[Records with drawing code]
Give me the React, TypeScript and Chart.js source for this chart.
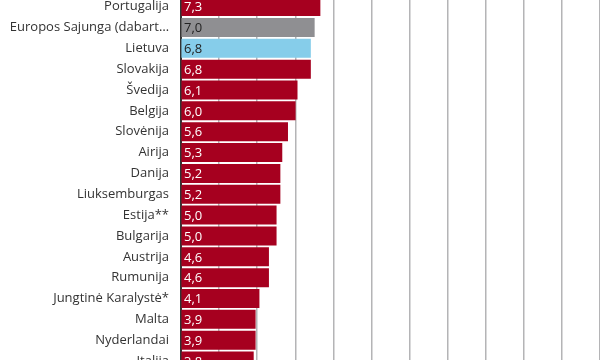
import React, { useEffect, useRef } from "react";
import { Chart, registerables } from "chart.js";

Chart.register(...registerables);

const categories = [
  "Portugalija",
  "Europos Sajunga (dabart…",
  "Lietuva",
  "Slovakija",
  "Švedija",
  "Belgija",
  "Slovėnija",
  "Airija",
  "Danija",
  "Liuksemburgas",
  "Estija**",
  "Bulgarija",
  "Austrija",
  "Rumunija",
  "Jungtinė Karalystė*",
  "Malta",
  "Nyderlandai",
  "Italija",
];
const values = [7.3, 7.0, 6.8, 6.8, 6.1, 6.0, 5.6, 5.3, 5.2, 5.2, 5.0, 5.0, 4.6, 4.6, 4.1, 3.9, 3.9, 3.8];
const highlightEU = "Europos Sajunga (dabart…";
const highlightLT = "Lietuva";

const RED = "#A6001F";
const GREY = "#8F8F92";
const BLUE = "#86CDEA";

const valueLabels = {
  id: "valueLabels",
  afterDatasetsDraw(chart: any) {
    const ctx = chart.ctx;
    const meta = chart.getDatasetMeta(0);
    const xs = chart.scales.x;
    ctx.save();
    ctx.beginPath();
    ctx.rect(chart.chartArea.left, chart.chartArea.top, chart.chartArea.right - chart.chartArea.left, chart.chartArea.bottom - chart.chartArea.top);
    ctx.clip();
    ctx.font = "13px 'Open Sans'";
    ctx.textBaseline = "middle";
    ctx.textAlign = "left";
    meta.data.forEach((bar: any, i: number) => {
      const c = categories[i];
      ctx.fillStyle = c === highlightEU || c === highlightLT ? "#222" : "#fff";
      ctx.fillText(values[i].toFixed(1).replace(".", ","), xs.getPixelForValue(0) + 3, bar.y + 1);
    });
    ctx.restore();
  },
};

export default function App() {
  const ref = useRef<HTMLCanvasElement>(null);
  useEffect(() => {
    if (!ref.current) return;
    const chart = new Chart(ref.current, {
      type: "bar",
      data: {
        datasets: [
          {
            data: values.map((v, i) => ({ x: v, y: i })) as any,
            backgroundColor: categories.map((c) => (c === highlightEU ? GREY : c === highlightLT ? BLUE : RED)),
            barThickness: 18.3,
            borderWidth: 0,
          },
        ],
      },
      options: {
        indexAxis: "y",
        animation: false,
        responsive: false,
        maintainAspectRatio: false,
        layout: { padding: 0 },
        plugins: { legend: { display: false }, tooltip: { enabled: false } },
        scales: {
          x: {
            type: "linear",
            min: 0,
            max: 22,
            offset: false,
            ticks: { display: false, stepSize: 2 },
            grid: { color: "#B4B4B6", lineWidth: 1.5, drawTicks: false },
            border: { display: false },
            afterFit: (s: any) => {
              s.height = 0;
              s.paddingLeft = 0;
              s.paddingRight = 0;
            },
          },
          y: {
            type: "linear",
            reverse: true,
            offset: false,
            min: -0.317,
            max: 16.95,
            afterBuildTicks: (s: any) => {
              s.ticks = categories.map((_, i) => ({ value: i }));
            },
            ticks: {
              autoSkip: false,
              padding: 12,
              color: "#333",
              font: { family: "'Open Sans'", size: 13 },
              callback: (v: any) => categories[v as number] ?? "",
            },
            grid: { display: false, drawTicks: false, offset: false },
            border: { display: true, color: "#333", width: 2 },
            afterFit: (s: any) => {
              s.width = 181;
              s.paddingTop = 0;
              s.paddingBottom = 0;
            },
          },
        },
      },
      plugins: [valueLabels],
    });
    return () => chart.destroy();
  }, []);
  return (
    <div style={{ position: "fixed", left: 0, top: 0, width: 600, height: 360, overflow: "hidden", background: "#fff" }}>
      <canvas ref={ref} width={600} height={360} style={{ display: "block" }} />
    </div>
  );
}
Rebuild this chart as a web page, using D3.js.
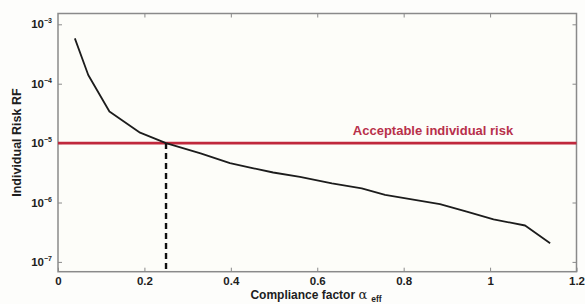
<!DOCTYPE html>
<html>
<head>
<meta charset="utf-8">
<script src="https://cdn.jsdelivr.net/npm/d3@7.9.0/dist/d3.min.js"></script>
<style>
  body { margin: 0; background: #fdfdfb; }
  svg { display: block; font-family: "Liberation Sans", Arial, sans-serif; }
</style>
</head>
<body>
<div id="chart"></div>
<script>
// compliance factor vs individual risk
const alphaVals = [0.039, 0.070, 0.119, 0.190, 0.25, 0.33, 0.398, 0.45, 0.498, 0.56, 0.634, 0.703, 0.757, 0.884, 0.946, 1.008, 1.081, 1.139];
const riskVals  = [5.8e-4, 1.4e-4, 3.4e-5, 1.5e-5, 1.0e-5, 6.7e-6, 4.6e-6, 3.8e-6, 3.2e-6, 2.7e-6, 2.1e-6, 1.73e-6, 1.34e-6, 9.4e-7, 7.0e-7, 5.2e-7, 4.1e-7, 2.06e-7];
const xTicks = [0, 0.2, 0.4, 0.6, 0.8, 1, 1.2];
const yTickExp = [-3, -4, -5, -6, -7];
const acceptableRisk = 1e-5;
const alphaAtLimit = 0.25;
const limitLabel = 'Acceptable individual risk';

const width = 585, height = 304;
const margin = { top: 13.5, right: 8.5, bottom: 32.3, left: 58 };

const svg = d3.select('#chart').append('svg')
  .attr('width', width).attr('height', height);

const x = d3.scaleLinear().domain([0, 1.2])
  .range([margin.left, width - margin.right]);
const y = d3.scaleLog().domain([Math.pow(10, -7.165), Math.pow(10, -2.818)])
  .range([height - margin.bottom, margin.top]);

const axisColor = '#8a8a8a';
const labelColor = '#1e1e1e';

// plot area
svg.append('rect')
  .attr('x', margin.left).attr('y', margin.top)
  .attr('width', width - margin.left - margin.right)
  .attr('height', height - margin.top - margin.bottom)
  .attr('fill', '#fdfdf9')
  .attr('stroke', axisColor).attr('stroke-width', 1.5);

// inward ticks on all four sides
const tickLen = 4;
const styleAxis = (g) => {
  g.select('.domain').remove();
  g.selectAll('.tick line').attr('stroke', axisColor).attr('stroke-width', 1);
};

svg.append('g')
  .attr('transform', `translate(0,${height - margin.bottom})`)
  .call(d3.axisBottom(x).tickValues(xTicks).tickSize(-tickLen).tickPadding(5).tickFormat(d => d))
  .call(styleAxis)
  .call(g => g.selectAll('.tick text')
    .attr('fill', labelColor).attr('font-size', 11.5).attr('font-weight', 'bold'));

svg.append('g')
  .attr('transform', `translate(0,${margin.top})`)
  .call(d3.axisTop(x).tickValues(xTicks.slice(1, -1)).tickSize(-tickLen).tickFormat(''))
  .call(styleAxis);

const yTickVals = yTickExp.map(e => Math.pow(10, e));

svg.append('g')
  .attr('transform', `translate(${margin.left},0)`)
  .call(d3.axisLeft(y).tickValues(yTickVals).tickSize(-tickLen).tickFormat(''))
  .call(styleAxis);

svg.append('g')
  .attr('transform', `translate(${width - margin.right},0)`)
  .call(d3.axisRight(y).tickValues(yTickVals).tickSize(-tickLen).tickFormat(''))
  .call(styleAxis);

// y tick labels as 10^e
const yLab = svg.append('g').attr('fill', labelColor).attr('font-weight', 'bold');
yTickExp.forEach(e => {
  const t = yLab.append('text')
    .attr('x', margin.left - 6)
    .attr('y', y(Math.pow(10, e)) + 4)
    .attr('text-anchor', 'end');
  t.append('tspan').attr('font-size', 11.5).text('10');
  t.append('tspan').attr('font-size', 7).attr('dy', -5).text('\u2212' + Math.abs(e));
});

// acceptable risk line
svg.append('line')
  .attr('x1', margin.left).attr('x2', width - margin.right)
  .attr('y1', y(acceptableRisk)).attr('y2', y(acceptableRisk))
  .attr('stroke', '#c0283c').attr('stroke-width', 2.6);

svg.append('text')
  .attr('x', 433).attr('y', y(acceptableRisk) - 8)
  .attr('text-anchor', 'middle')
  .attr('fill', '#b8304a').attr('font-size', 13).attr('font-weight', 'bold')
  .text(limitLabel);

// dashed drop line
svg.append('line')
  .attr('x1', x(alphaAtLimit)).attr('x2', x(alphaAtLimit))
  .attr('y1', y(acceptableRisk)).attr('y2', height - margin.bottom)
  .attr('stroke', '#111').attr('stroke-width', 2.4)
  .attr('stroke-dasharray', '6,4');

// risk curve
const pts = alphaVals.map((a, i) => [a, riskVals[i]]);
svg.append('path')
  .datum(pts)
  .attr('fill', 'none')
  .attr('stroke', '#1c1c1c').attr('stroke-width', 1.8)
  .attr('stroke-linejoin', 'round')
  .attr('d', d3.line().x(d => x(d[0])).y(d => y(d[1])));

// axis titles
const xt = svg.append('text')
  .attr('x', 316).attr('y', 299)
  .attr('text-anchor', 'middle')
  .attr('fill', labelColor).attr('font-weight', 'bold').attr('font-size', 12);
xt.append('tspan').text('Compliance factor ');
xt.append('tspan').attr('font-weight', 'normal').attr('font-family', 'DejaVu Serif, serif').attr('font-size', 13).text('\u03b1');
xt.append('tspan').attr('font-size', 8.5).attr('dx', 4).attr('dy', 3).text('eff');

svg.append('text')
  .attr('transform', `translate(21,${(margin.top + height - margin.bottom) / 2}) rotate(-90)`)
  .attr('text-anchor', 'middle')
  .attr('fill', labelColor).attr('font-weight', 'bold').attr('font-size', 12.5)
  .text('Individual Risk RF');
</script>
</body>
</html>
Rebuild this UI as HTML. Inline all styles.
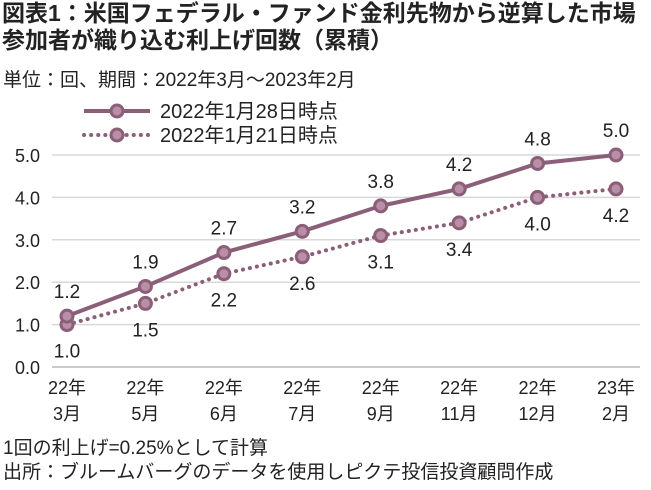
<!DOCTYPE html>
<html><head><meta charset="utf-8"><style>
body{margin:0;background:#fff;width:651px;height:490px;overflow:hidden;font-family:"Liberation Sans","Noto Sans CJK JP",sans-serif;color:#222}
.t{position:absolute;left:2px;font-weight:bold;font-size:23px;line-height:27px;letter-spacing:0px;white-space:nowrap}
.s{position:absolute;left:3px;font-size:19px;white-space:nowrap}
</style></head><body>
<div class="t" style="top:0px">図表1：米国フェデラル・ファンド金利先物から逆算した市場<br>参加者が織り込む利上げ回数（累積）</div>
<div class="s" style="top:65px">単位：回、期間：2022年3月～2023年2月</div>
<svg id="c" width="651" height="490" style="position:absolute;left:0;top:0"></svg>
<div class="s" style="top:433px">1回の利上げ=0.25%として計算</div>
<div class="s" style="top:457px">出所：ブルームバーグのデータを使用しピクテ投信投資顧問作成</div>
<script>
const cats1=["22年","22年","22年","22年","22年","22年","22年","23年"];
const cats2=["3月","5月","6月","7月","9月","11月","12月","2月"];
const s1=[1.2,1.9,2.7,3.2,3.8,4.2,4.8,5.0];
const s2=[1.0,1.5,2.2,2.6,3.1,3.4,4.0,4.2];
const yt=["0.0","1.0","2.0","3.0","4.0","5.0"];
const NS="http://www.w3.org/2000/svg",svg=document.getElementById('c');
const xs=i=>67+i*(616-67)/7, ys=v=>367-v*42.4;
const col="#8c5f79",fill="#b88fa6";
function el(t,a,p){const e=document.createElementNS(NS,t);for(const k in a)e.setAttribute(k,a[k]);(p||svg).appendChild(e);return e;}
yt.forEach((t,i)=>{const v=parseFloat(t);
 const g=el('line',{x1:52,x2:640,y1:ys(v),y2:ys(v),stroke:i==0?'#bbb':'#d8d8d8','stroke-width':1.5});
 
 
 const l=el('text',{x:40,y:ys(v)+7,'text-anchor':'end','font-size':18,fill:'#222'});l.textContent=t;
 
 });
cats1.forEach((c,i)=>{const a=el('text',{x:xs(i),y:394,'text-anchor':'middle','font-size':18,fill:'#222'});a.textContent=c;
 
 
 const b=el('text',{x:xs(i),y:420,'text-anchor':'middle','font-size':18,fill:'#222'});b.textContent=cats2[i];
 
 });
function series(d,dash,name,above){
 const p=el('polyline',{points:d.map((v,i)=>xs(i)+','+ys(v)).join(' '),fill:'none',stroke:col,'stroke-width':4,'stroke-dasharray':dash?'0.1 7':'none','stroke-linecap':dash?'round':'butt'});
 
 
 d.forEach((v,i)=>{const m=el('circle',{cx:xs(i),cy:ys(v),r:6,fill:fill,stroke:col,'stroke-width':3});
  
  
  const t=el('text',{x:xs(i),y:above?ys(v)-18:ys(v)+33,'text-anchor':'middle','font-size':19,fill:'#222'});t.textContent=v.toFixed(1);
  
  });
}
series(s2,true,'jan21-series',false);
series(s1,false,'jan28-series',true);
[[111,false,'2022年1月28日時点'],[135,true,'2022年1月21日時点']].forEach(([y,d,t])=>{
 const l=el('line',{x1:84,x2:150,y1:y,y2:y,stroke:col,'stroke-width':4,'stroke-dasharray':d?'0.1 7':'none','stroke-linecap':d?'round':'butt'});
 
 
 const c=el('circle',{cx:117,cy:y,r:6,fill:fill,stroke:col,'stroke-width':3});
 
 
 const tx=el('text',{x:160,y:y+7,'font-size':20,fill:'#222'});tx.textContent=t;
 
 });
</script>
</body></html>
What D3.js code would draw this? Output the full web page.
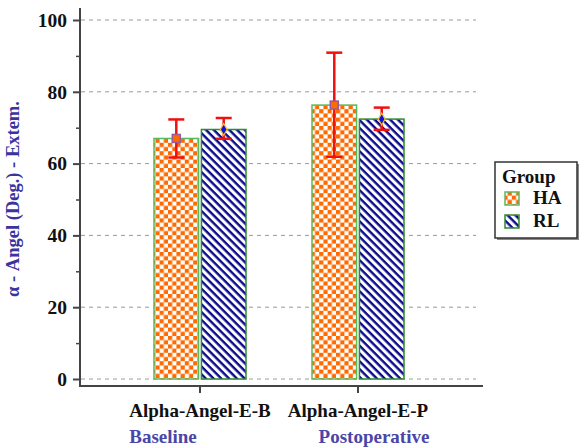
<!DOCTYPE html>
<html>
<head>
<meta charset="utf-8">
<script src="https://d3js.org/d3.v7.min.js"></script>
</head>
<body style="margin:0; background:#fff">
<script>
// data
var categories = ["Alpha-Angel-E-B", "Alpha-Angel-E-P"];
var phases = ["Baseline", "Postoperative"];
var groups = ["HA", "RL"];
var haMean = [67.0, 76.3];
var haLow = [61.7, 61.9];
var haHigh = [72.3, 90.9];
var rlMean = [69.5, 72.4];
var rlLow = [66.9, 69.4];
var rlHigh = [72.7, 75.6];
var yTicks = [0, 20, 40, 60, 80, 100];

var W = 579, H = 447;
var FONT = "Liberation Serif";
var svg = d3.select("body").append("svg").attr("width", W).attr("height", H);

// patterns
var defs = svg.append("defs");
var chk = defs.append("pattern").attr("id", "chk").attr("patternUnits", "userSpaceOnUse")
  .attr("width", 8.4).attr("height", 8.4);
chk.append("rect").attr("width", 8.4).attr("height", 8.4).attr("fill", "#fff");
chk.append("rect").attr("width", 4.2).attr("height", 4.2).attr("fill", "#ff6a00");
chk.append("rect").attr("x", 4.2).attr("y", 4.2).attr("width", 4.2).attr("height", 4.2).attr("fill", "#ff6a00");

var str = defs.append("pattern").attr("id", "str").attr("patternUnits", "userSpaceOnUse")
  .attr("width", 5.5).attr("height", 5.5).attr("patternTransform", "rotate(45)");
str.append("rect").attr("width", 5.5).attr("height", 5.5).attr("fill", "#fff");
str.append("rect").attr("width", 5.5).attr("height", 2.4).attr("fill", "#0a0a8c");

var fills = {HA: "url(#chk)", RL: "url(#str)"};
var borders = {HA: "#5cb85c", RL: "#2e8b2e"};

var y = d3.scaleLinear().domain([0, 100]).range([379, 20]);
var x0 = d3.scaleBand().domain(categories).range([121, 437]);
var x1 = d3.scaleBand().domain(groups).range([0, 92]).paddingInner(0.06);

// grid
svg.append("g").selectAll("line").data(yTicks).enter().append("line")
  .attr("x1", 81).attr("x2", 476)
  .attr("y1", function(d){ return y(d); }).attr("y2", function(d){ return y(d); })
  .attr("stroke", "#9a9a9a").attr("stroke-width", 1).attr("stroke-dasharray", "4,4");

// y axis
var yAxis = d3.axisLeft(y).tickValues(yTicks).tickSize(7).tickPadding(6);
var ya = svg.append("g").attr("transform", "translate(80,0)").call(yAxis);
ya.select(".domain").remove();
ya.selectAll(".tick line").attr("stroke", "#444").attr("stroke-width", 2);
ya.selectAll(".tick text").attr("fill", "#111").attr("font-family", FONT)
  .attr("font-weight", "bold").attr("font-size", 19.5);
var minor = d3.axisLeft(y).tickValues([10, 30, 50, 70, 90]).tickSize(4).tickFormat("");
var ym = svg.append("g").attr("transform", "translate(80,0)").call(minor);
ym.select(".domain").remove();
ym.selectAll(".tick line").attr("stroke", "#444").attr("stroke-width", 1.5);
svg.append("line").attr("x1", 80).attr("x2", 80).attr("y1", 8).attr("y2", 387)
  .attr("stroke", "#444").attr("stroke-width", 2);

// x axis
svg.append("line").attr("x1", 79).attr("x2", 483).attr("y1", 386).attr("y2", 386)
  .attr("stroke", "#444").attr("stroke-width", 2);
var xAxis = d3.axisBottom(x0).tickSize(7).tickPadding(11);
var xa = svg.append("g").attr("transform", "translate(0,386)").call(xAxis);
xa.select(".domain").remove();
xa.selectAll(".tick line").attr("stroke", "#444").attr("stroke-width", 2);
xa.selectAll(".tick text").attr("fill", "#111").attr("font-family", FONT)
  .attr("font-weight", "bold").attr("font-size", 19);

// phase labels
svg.selectAll(".phase").data(phases).enter().append("text")
  .attr("class", "phase")
  .attr("x", function(d, i){ return x0(categories[i]) + x0.bandwidth() / 2 + (i == 0 ? -37 : 16); })
  .attr("y", 443).attr("text-anchor", "middle")
  .attr("font-family", FONT).attr("font-weight", "bold")
  .attr("font-size", 19).attr("fill", "#4a46a8").text(function(d){ return d; });

// y title
svg.append("text").attr("transform", "translate(19,199) rotate(-90)")
  .attr("text-anchor", "middle").attr("font-family", FONT).attr("font-weight", "bold")
  .attr("font-size", 18.5).attr("fill", "#3a34a0")
  .text("\u03b1 - Angel (Deg.) - Extem.");

// bars
var rows = [];
categories.forEach(function(c, i){
  rows.push({cat: c, g: "HA", mean: haMean[i], lo: haLow[i], hi: haHigh[i]});
  rows.push({cat: c, g: "RL", mean: rlMean[i], lo: rlLow[i], hi: rlHigh[i]});
});
function bx(d){ return x0(d.cat) + x0.bandwidth() / 2 - 46 + x1(d.g); }
function cx(d){ return bx(d) + x1.bandwidth() / 2; }

svg.selectAll(".bar").data(rows).enter().append("rect")
  .attr("x", bx).attr("width", x1.bandwidth())
  .attr("y", function(d){ return y(d.mean); })
  .attr("height", function(d){ return y(0) - y(d.mean); })
  .attr("fill", function(d){ return fills[d.g]; })
  .attr("stroke", function(d){ return borders[d.g]; }).attr("stroke-width", 1.5);

// error bars
var eb = svg.selectAll(".eb").data(rows).enter().append("g").attr("stroke", "#f01010").attr("stroke-width", 2.5);
eb.append("line").attr("x1", cx).attr("x2", cx)
  .attr("y1", function(d){ return y(d.lo); }).attr("y2", function(d){ return y(d.hi); });
eb.append("line").attr("x1", function(d){ return cx(d) - 8; }).attr("x2", function(d){ return cx(d) + 8; })
  .attr("y1", function(d){ return y(d.hi); }).attr("y2", function(d){ return y(d.hi); });
eb.append("line").attr("x1", function(d){ return cx(d) - 8; }).attr("x2", function(d){ return cx(d) + 8; })
  .attr("y1", function(d){ return y(d.lo); }).attr("y2", function(d){ return y(d.lo); });

// mean markers
svg.selectAll(".mk").data(rows.filter(function(d){ return d.g == "HA"; })).enter().append("rect")
  .attr("x", function(d){ return cx(d) - 4; }).attr("y", function(d){ return y(d.mean) - 4; })
  .attr("width", 8).attr("height", 8).attr("fill", "#ff6a00").attr("stroke", "#9a5a9a").attr("stroke-width", 1.5);
svg.selectAll(".mk2").data(rows.filter(function(d){ return d.g == "RL"; })).enter().append("path")
  .attr("transform", function(d){ return "translate(" + cx(d) + "," + y(d.mean) + ")"; })
  .attr("d", d3.symbol().type(d3.symbolDiamond).size(40))
  .attr("fill", "#1010e0").attr("stroke", "#f0c030").attr("stroke-width", 1.2);

// legend
var lg = svg.append("g").attr("transform", "translate(495,162)");
lg.append("rect").attr("x", 2).attr("y", 2).attr("width", 83).attr("height", 76).attr("fill", "#888");
lg.append("rect").attr("width", 82).attr("height", 76).attr("fill", "#fff").attr("stroke", "#333").attr("stroke-width", 1.5);
lg.append("text").attr("x", 7).attr("y", 21).attr("font-family", FONT).attr("font-weight", "bold")
  .attr("font-size", 19).attr("fill", "#111").text("Group");
lg.selectAll(".li").data(groups).enter().append("rect")
  .attr("x", 10).attr("y", function(d, i){ return 30 + i * 23; })
  .attr("width", 14).attr("height", 13)
  .attr("fill", function(d){ return fills[d]; }).attr("stroke", function(d){ return borders[d]; }).attr("stroke-width", 1.5);
lg.selectAll(".lt").data(groups).enter().append("text")
  .attr("x", 38).attr("y", function(d, i){ return 42 + i * 23; })
  .attr("font-family", FONT).attr("font-weight", "bold")
  .attr("font-size", 19).attr("fill", "#111").text(function(d){ return d; });
</script>
</body>
</html>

What is required:
Nothing but the lines from the one with "Rebuild this chart" through the one with "const labelColor = '#1e1e1e';" is to be copied, exactly and ends included. Leave pictures out.

Answer in full:
Rebuild this chart as a web page, using D3.js.
<!DOCTYPE html>
<html>
<head>
<meta charset="utf-8">
<script src="https://cdn.jsdelivr.net/npm/d3@7.9.0/dist/d3.min.js"></script>
<style>
  body { margin: 0; background: #fdfdfb; }
  svg { display: block; font-family: "Liberation Sans", Arial, sans-serif; }
</style>
</head>
<body>
<div id="chart"></div>
<script>
// compliance factor vs individual risk
const alphaVals = [0.039, 0.070, 0.119, 0.190, 0.25, 0.33, 0.398, 0.45, 0.498, 0.56, 0.634, 0.703, 0.757, 0.884, 0.946, 1.008, 1.081, 1.139];
const riskVals  = [5.8e-4, 1.4e-4, 3.4e-5, 1.5e-5, 1.0e-5, 6.7e-6, 4.6e-6, 3.8e-6, 3.2e-6, 2.7e-6, 2.1e-6, 1.73e-6, 1.34e-6, 9.4e-7, 7.0e-7, 5.2e-7, 4.1e-7, 2.06e-7];
const xTicks = [0, 0.2, 0.4, 0.6, 0.8, 1, 1.2];
const yTickExp = [-3, -4, -5, -6, -7];
const acceptableRisk = 1e-5;
const alphaAtLimit = 0.25;
const limitLabel = 'Acceptable individual risk';

const width = 585, height = 304;
const margin = { top: 13.5, right: 8.5, bottom: 32.3, left: 58 };

const svg = d3.select('#chart').append('svg')
  .attr('width', width).attr('height', height);

const x = d3.scaleLinear().domain([0, 1.2])
  .range([margin.left, width - margin.right]);
const y = d3.scaleLog().domain([Math.pow(10, -7.165), Math.pow(10, -2.818)])
  .range([height - margin.bottom, margin.top]);

const axisColor = '#8a8a8a';
const labelColor = '#1e1e1e';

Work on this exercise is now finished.